By Eric Watkins
BBCMarch 1, 2002
Belgian authorities have issued an international warrant for the arrest of Victor Bout, an alleged arms dealer accused of selling weapons to the al-Qaeda network of Osama bin Laden and to the Taleban, former rulers of Afghanistan.
"We have launched an international arrest warrant for Bout," a spokesman for the Brussels prosecutor's office said. He added that Belgian authorities were awaiting further information from officials in Russia, where the alleged smuggler is thought to live.
But in an interview broadcast live on Moscow radio on Thursday Mr Bout denied that he had been involved in smuggling weapons to al-Qaeda. "I have never supplied anything to or had any contacts with the Taleban or al-Qaeda," he said. Described as short, stocky and usually sporting a bushy moustache, Mr Bout, 35, was an air force officer until the break up of the Soviet Union.
Diamond trade
"His regiment was disbanded and essentially they went private," a Western intelligence official said recently. "It started with gun running to Afghanistan and then they discovered Africa."
The arrest warrant follows the capture in Belgium earlier this month of Sanjivan Ruprah who has been charged with criminal association and using a false passport.
Mr Ruprah is a potentially valuable informant because UN reports tie him to the illicit diamond trade in West Africa and to arrangements for Mr Bout's alleged weapons deliveries to be paid for with diamonds from Sierra Leone and Angola.
In particular, they will be looking to confirm previous reports linking al-Qaeda to an underground network stretching across Africa and trading in diamonds, weapons and other precious commodities.
Weapons bans
Mr Bout specialised in breaking arms embargoes around the world, according to four separate UN Security Council reports on weapons trafficking - and traded almost exclusively in weapons bought in the former Soviet bloc, chiefly Bulgaria and Romania.
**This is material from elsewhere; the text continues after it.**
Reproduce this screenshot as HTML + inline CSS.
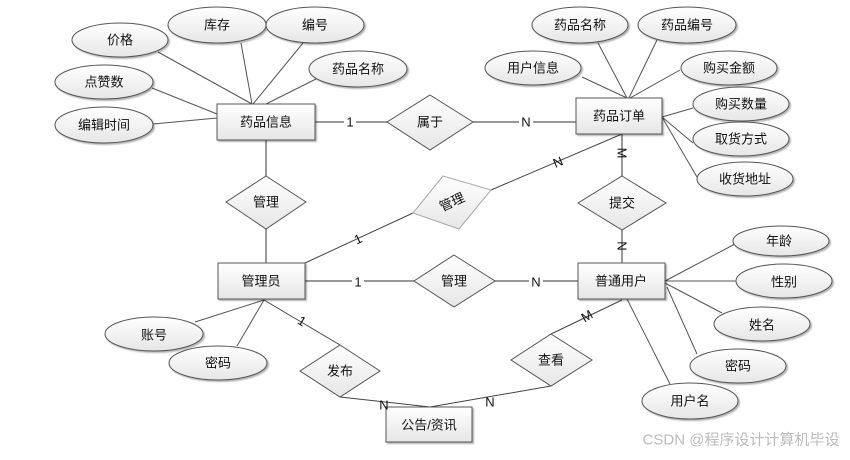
<!DOCTYPE html>
<html><head><meta charset="utf-8"><style>
html,body{margin:0;padding:0;background:#fff;}
svg text{font-family:"Liberation Sans","Noto Sans CJK SC",sans-serif;font-size:13px;fill:#111;text-anchor:middle;dominant-baseline:central;}
</style></head><body>
<svg width="850" height="455" viewBox="0 0 850 455" xmlns="http://www.w3.org/2000/svg">
<defs>
<linearGradient id="g" x1="0" y1="0" x2="0" y2="1"><stop offset="0" stop-color="#ffffff"/><stop offset="1" stop-color="#e6e6e6"/></linearGradient>
<filter id="s" x="-20%" y="-20%" width="150%" height="150%"><feDropShadow dx="1.5" dy="1.5" stdDeviation="0.8" flood-color="#000" flood-opacity="0.3"/></filter>
</defs>
<g stroke="#555" stroke-width="1" fill="none">
<line x1="158" y1="52" x2="252" y2="104"/>
<line x1="241" y1="43" x2="252" y2="104"/>
<line x1="303" y1="43" x2="253" y2="104"/>
<line x1="316" y1="79" x2="266" y2="104"/>
<line x1="152" y1="88" x2="217" y2="114"/>
<line x1="153" y1="124" x2="217" y2="118"/>
<line x1="598" y1="43" x2="627" y2="98"/>
<line x1="657" y1="40" x2="629" y2="98"/>
<line x1="582" y1="77" x2="627" y2="98"/>
<line x1="680" y1="70" x2="630" y2="98"/>
<line x1="693" y1="108" x2="662" y2="117"/>
<line x1="693" y1="143" x2="662" y2="117"/>
<line x1="697" y1="177" x2="662" y2="117"/>
<line x1="735" y1="244" x2="665" y2="281"/>
<line x1="736" y1="281" x2="665" y2="281"/>
<line x1="722" y1="313" x2="665" y2="283"/>
<line x1="697" y1="354" x2="667" y2="287"/>
<line x1="670" y1="384" x2="627" y2="299"/>
<line x1="264" y1="300" x2="195" y2="322"/>
<line x1="264" y1="300" x2="237" y2="346"/>
</g>
<g stroke="#777" stroke-width="1.5" fill="none">
<line x1="315" y1="122" x2="387" y2="122"/>
<line x1="473" y1="122" x2="576" y2="122"/>
<line x1="266" y1="140" x2="266" y2="176"/>
<line x1="266" y1="229" x2="266" y2="263"/>
<line x1="622" y1="134" x2="622" y2="176"/>
<line x1="622" y1="230" x2="622" y2="263"/>
<line x1="305" y1="281" x2="414" y2="281"/>
<line x1="495" y1="281" x2="578" y2="281"/>
</g>
<g stroke="#444" stroke-width="1" fill="none">
<line x1="305" y1="263" x2="413" y2="213"/>
<line x1="491" y1="190" x2="622" y2="134"/>
<line x1="264" y1="300" x2="340" y2="345"/>
<line x1="340" y1="397" x2="430" y2="407"/>
<line x1="622" y1="300" x2="551" y2="334"/>
<line x1="551" y1="386" x2="430" y2="407"/>
</g>
<g fill="url(#g)" stroke="#555" filter="url(#s)">
<ellipse cx="120" cy="40" rx="48" ry="17"/>
<ellipse cx="217" cy="25" rx="49" ry="18"/>
<ellipse cx="315" cy="25" rx="49" ry="18"/>
<ellipse cx="358" cy="69" rx="49" ry="18"/>
<ellipse cx="104" cy="82" rx="49" ry="17"/>
<ellipse cx="104" cy="125" rx="49" ry="18"/>
<ellipse cx="580" cy="25" rx="48" ry="18"/>
<ellipse cx="687" cy="25" rx="49" ry="18"/>
<ellipse cx="533" cy="68" rx="48" ry="17"/>
<ellipse cx="729" cy="68" rx="48" ry="17"/>
<ellipse cx="741" cy="104" rx="48" ry="17"/>
<ellipse cx="741" cy="139" rx="48" ry="17"/>
<ellipse cx="745" cy="179" rx="48" ry="17"/>
<ellipse cx="781" cy="241" rx="48" ry="15"/>
<ellipse cx="784" cy="281" rx="48" ry="17"/>
<ellipse cx="762" cy="324" rx="48" ry="17"/>
<ellipse cx="738" cy="366" rx="48" ry="17"/>
<ellipse cx="690" cy="401" rx="48" ry="18"/>
<ellipse cx="154" cy="334" rx="49" ry="17"/>
<ellipse cx="218" cy="363" rx="49" ry="17"/>
</g>
<g fill="url(#g)" stroke="#555" filter="url(#s)">
<rect x="217" y="104" width="98" height="36"/>
<rect x="576" y="98" width="86" height="36"/>
<rect x="218" y="263" width="87" height="36"/>
<rect x="578" y="263" width="87" height="36"/>
<rect x="386" y="407" width="86" height="35"/>
</g>
<g fill="url(#g)" stroke="#555">
<polygon points="430,95 473,122 430,150 387,122"/>
<polygon points="266,176 306,202 266,229 226,202"/>
<polygon points="622,176 666,203 622,230 578,203"/>
<polygon points="454,255 495,281 454,307 414,281"/>
<polygon points="340,345 380,371 340,397 300,371"/>
<polygon points="551,334 592,360 551,386 511,360"/>
</g>
<polygon points="443,176 491,190 459,229 413,213" fill="url(#g)" stroke="#aaa"/>
<text x="120" y="40">价格</text>
<text x="217" y="25">库存</text>
<text x="315" y="25">编号</text>
<text x="358" y="69">药品名称</text>
<text x="104" y="82">点赞数</text>
<text x="104" y="125">编辑时间</text>
<text x="580" y="25">药品名称</text>
<text x="687" y="25">药品编号</text>
<text x="533" y="68">用户信息</text>
<text x="729" y="68">购买金额</text>
<text x="741" y="104">购买数量</text>
<text x="741" y="139">取货方式</text>
<text x="745" y="179">收货地址</text>
<text x="779" y="241">年龄</text>
<text x="784" y="282">性别</text>
<text x="762" y="325">姓名</text>
<text x="738" y="366">密码</text>
<text x="690" y="401">用户名</text>
<text x="154" y="335">账号</text>
<text x="218" y="363">密码</text>
<text x="266" y="122">药品信息</text>
<text x="619" y="116">药品订单</text>
<text x="261" y="281">管理员</text>
<text x="621" y="281">普通用户</text>
<text x="429" y="425">公告/资讯</text>
<text x="430" y="122">属于</text>
<text x="266" y="202">管理</text>
<text x="622" y="203">提交</text>
<text x="454" y="281">管理</text>
<text x="340" y="371">发布</text>
<text x="551" y="360">查看</text>
<text x="452" y="202" transform="rotate(-25 452 202)">管理</text>
<g>
<rect x="344" y="114" width="12" height="16" fill="#fff"/><text x="350" y="122">1</text>
<rect x="519" y="114" width="14" height="16" fill="#fff"/><text x="526" y="122">N</text>
<rect x="352" y="274" width="12" height="16" fill="#fff"/><text x="358" y="282">1</text>
<rect x="529" y="274" width="14" height="16" fill="#fff"/><text x="536" y="282">N</text>
<text x="622" y="153" transform="rotate(90 622 153)">M</text>
<text x="622" y="246" transform="rotate(90 622 246)">N</text>
<text x="358" y="239" transform="rotate(-25 358 239)">1</text>
<text x="558" y="162" transform="rotate(-23 558 162)">N</text>
<text x="302" y="321" transform="rotate(30 302 321)">1</text>
<text x="384" y="405">N</text>
<text x="490" y="402">N</text>
<text x="587" y="316" transform="rotate(-30 587 316)">M</text>
</g>
<text x="741" y="440" style="font-size:15px;fill:#bbb">CSDN @程序设计计算机毕设</text>
</svg>
</body></html>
The UN reports say Mr Bout shipped hundreds of tonnes of arms to Unita rebels in Angola, the government of President Charles Taylor in Liberia and several factions involved in the civil war in Congo - all areas under UN weapons bans.
Mr Bout has long been suspected of also supplying weapons to the Taleban. UN and US officials say he first made a deal with the Taleban in 1996 in the United Arab Emirates.
'Merchant of death'
They also believe that a number of charter flights fom Dubai into the Taleban stronghold of Kandahar were loaded with weapons. Intelligence recently gathered in Afghanistan has provided new details about Mr Bout's alleged arms shipments in the months before the 11 September attacks on the United States.
Peter Hain, Britain's minister for European affairs and a leader in international efforts to clamp down on gun-running to African rebels, last week told the Associated Press news agency that Mr Bout "undoubtedly" supplied al-Qaeda and the Taleban with arms. Mr Hain called Mr Bout a "merchant of death".